Anttoni James Numminen, The Independent
Arts and cultural education have resulted in some of the greatest and most successful UK exports — from the BBC’s television programmes, to musicians and designers. But it seems this Conservative government is intent on scrapping what little remains of arts education and British soft power.
“I want you to have a job at the end… because I’m interested in outputs”, is what education secretary Nadhim Zahawi recently told me when I asked him about the role of higher education in today’s society. This encapsulates what seems to be an increasingly common and harmful way of thinking about education and culture in Britain today. Put in other words: “If it doesn’t make a profit, we’re not interested.”
This is why we should follow Italy’s example and give everyone turning 18 a £500 culture bonus that could be spent on anything cultural, including books, instruments, concert tickets and music streaming.
I can only imagine what it would have felt like to be granted such freedom as an 18-year-old, being able to go and watch the films I wanted or to buy a musical instrument of my own. Not only would this be a world-class birthday gift, but it would also be a massive and much-needed investment in the cultural future of our country.
Various studies suggest that by 2040, tens of millions more jobs will be automated or lost to organisations moving into new areas of innovation. This does not have to be a bad thing, if we are prepared. However, our education system is far from geared to meet the changes that are coming. There is still far too much emphasis on learning specific bits of information in order to pass exams, rather than instilling a philosophy of pursuing avenues of interest and a culture of lifelong learning.
If our jobs are to be lost to robots, we should master what they cannot; we should enhance our creativity and use our inspiration for the common good, whether that is communication skills or artistic pursuits.

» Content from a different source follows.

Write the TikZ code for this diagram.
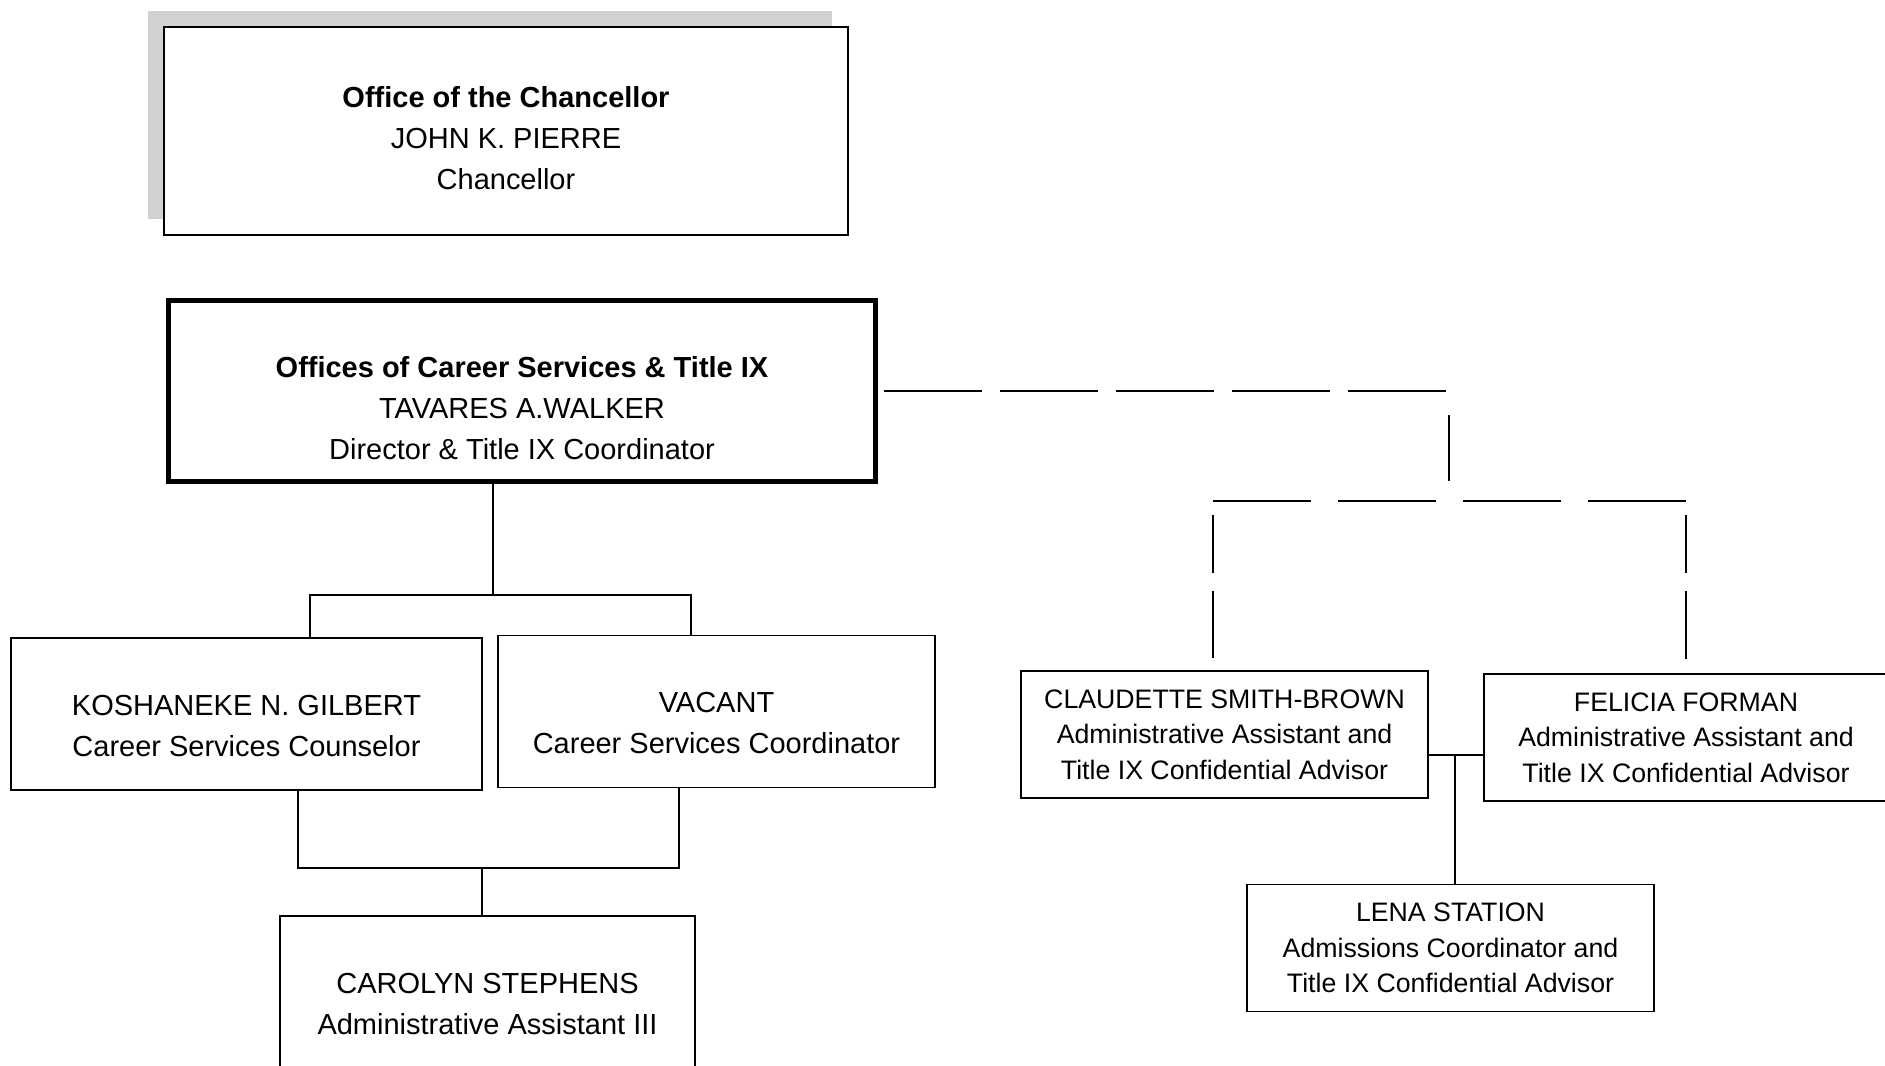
\documentclass[tikz,border=0pt]{standalone}
\usepackage{fontspec}
\setmainfont{Liberation Sans}
\usetikzlibrary{shadows}

\begin{document}
\begin{tikzpicture}

  \tikzstyle{box} = [rectangle, draw=black, fill=white, line width=1pt, align=center, font=\fontsize{16.5}{23.3}\selectfont]
  \tikzstyle{staff} = [box, minimum height=3.04cm]
  \tikzstyle{side} = [box, minimum width=8.14cm, minimum height=2.54cm, font=\fontsize{15.2}{20.3}\selectfont]

  \tikzstyle{line} = [line width=0.8pt]
  \tikzstyle{dashline} = [line width=0.8pt, dash pattern=on 55.8pt off 10.2pt]

  \useasboundingbox (0,0) rectangle (37.7,-21.3);

  \node (chancellor) [box, line width=1.6pt, minimum width=13.68cm, minimum height=4.16cm, xshift=10.12cm, yshift=-2.62cm, drop shadow={shadow xshift=-0.32cm, shadow yshift=0.32cm, fill=gray!35, opacity=1}] {\rule{0pt}{20pt}\textbf{Office of the Chancellor}\\JOHN K. PIERRE\\Chancellor};
  \node (walker) [box, line width=3pt, minimum width=14.14cm, minimum height=3.62cm, xshift=10.44cm, yshift=-7.82cm] {\rule{0pt}{31pt}\textbf{Offices of Career Services \& Title IX}\\TAVARES A.WALKER\\Director \& Title IX Coordinator};

  \node (gilbert)  [staff, minimum width=9.42cm, xshift=4.93cm, yshift=-14.28cm] {\rule{0pt}{25pt}KOSHANEKE N. GILBERT\\Career Services Counselor};
  \node (vacant)   [staff, minimum width=8.74cm, xshift=14.33cm, yshift=-14.23cm] {\rule{0pt}{25pt}VACANT\\Career Services Coordinator};
  \node (stephens) [staff, minimum width=8.30cm, xshift=9.75cm, yshift=-19.84cm] {\rule{0pt}{25pt}CAROLYN STEPHENS\\Administrative Assistant III};

  \node (claudette) [side, xshift=24.49cm, yshift=-14.69cm] {CLAUDETTE SMITH-BROWN\\Administrative Assistant and\\Title IX Confidential Advisor};
  \node (felicia)   [side, minimum width=8.08cm, xshift=33.72cm, yshift=-14.75cm] {FELICIA FORMAN\\Administrative Assistant and\\Title IX Confidential Advisor};
  \node (lena)      [side, xshift=29.01cm, yshift=-18.96cm] {LENA STATION\\Admissions Coordinator and\\Title IX Confidential Advisor};

  % career services side
  \coordinate (fork)  at (9.86,-11.9);
  \coordinate (forkL) at (6.2,-11.9);
  \coordinate (forkR) at (13.82,-11.9);
  \draw [line] (walker.south -| fork) -- (fork);
  \draw [line] (forkL |- gilbert.north) -- (forkL) -- (forkR) -- (forkR |- vacant.north);

  \coordinate (join)  at (9.64,-17.36);
  \coordinate (joinL) at (5.96,-17.36);
  \coordinate (joinR) at (13.58,-17.36);
  \draw [line] (joinL |- gilbert.south) -- (joinL) -- (joinR) -- (joinR |- vacant.south);
  \draw [line] (join) -- (join |- stephens.north);

  % title IX side
  \coordinate (split)    at (28.98,-10.02);
  \coordinate (leftdrop) at (24.26,-10.02);
  \draw [dashline, dash phase=62.6pt] (walker.east) -- (walker.east -| split);
  \draw [line, shorten <=13.7pt, shorten >=11.4pt] (walker.east -| split) -- (split);
  \draw [dashline, dash pattern=on 55.8pt off 15.4pt] (leftdrop) -- (felicia.north |- split);
  \draw [dashline, dash pattern=on 33pt off 10.2pt on 38.7pt off 11.4pt, shorten <=8pt, shorten >=6.8pt] (leftdrop) -- (leftdrop |- claudette.north);
  \draw [dashline, dash pattern=on 33pt off 10.2pt on 38.7pt off 11.4pt, shorten <=8pt, shorten >=8pt] (felicia.north |- split) -- (felicia.north);

  \coordinate (tie) at (29.1,-15.1);
  \draw [line] (claudette.east |- tie) -- (felicia.west |- tie);
  \draw [line] (tie) -- (tie |- lena.north);

\end{tikzpicture}
\end{document}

This may seem very utopian to some, but the COVID-19 pandemic ought to have shown us the importance of those pesky arts graduates in keeping us sane and entertained during various lockdowns. And yet, last year the government put forward a proposal that would halve the funding of arts subjects at universities. This is just another example of short-sighted policymaking that will have negative consequences, particularly for people from lower-income backgrounds who will no longer be able to follow their passions at degree level. By introducing an egalitarian culture bonus, we could change the narrative that art is a middle-class pursuit, as well as countering the idea that art should result in direct economic profit, whether as a hobby or as a degree. I have spent several years in Finland’s renowned education system as a student, and though it is far from perfect, our Nordic friends are ahead of us in this area. Not only are well-funded music, art, woodwork, handicraft and cooking classes offered for free to all students, often they are compulsory.
In addition to providing valuable life skills such as being able to fix simple electrics and use a washing machine, children are given the opportunity to explore their creativity as part of the curriculum, which teaches people from a young age that no education is useless.
Though it may be true that museum visits do not directly affect your grades – they do not need to. Enjoyment of the world around us should be seen as worth doing regardless, and the introduction of a culture bonus might open more people’s eyes to this. Cultural participation can also relax us, improve mental health, create a sense of community, and even act as a form of counter-radicalisation.
Rory Buccheri, who received the culture bonus in 2017, tells me: “As an idea it has merit, but I doubt it was a coincidence that it was introduced by Matteo Renzi’s government to 18-year-olds right before the general election.”This is an idea that could easily be trialled at a local level and the costs offset by the government clamping down on the tens of billions of pounds that are lost to tax avoidance every year.
Britain’s culture sector is under immense financial pressure and rapid action is needed to save it. The introduction of a culture bonus would bring a much-needed injection of cash into the arts, as well as placing potential and creativity in the hands of our young people. Surely, that is worth investing in.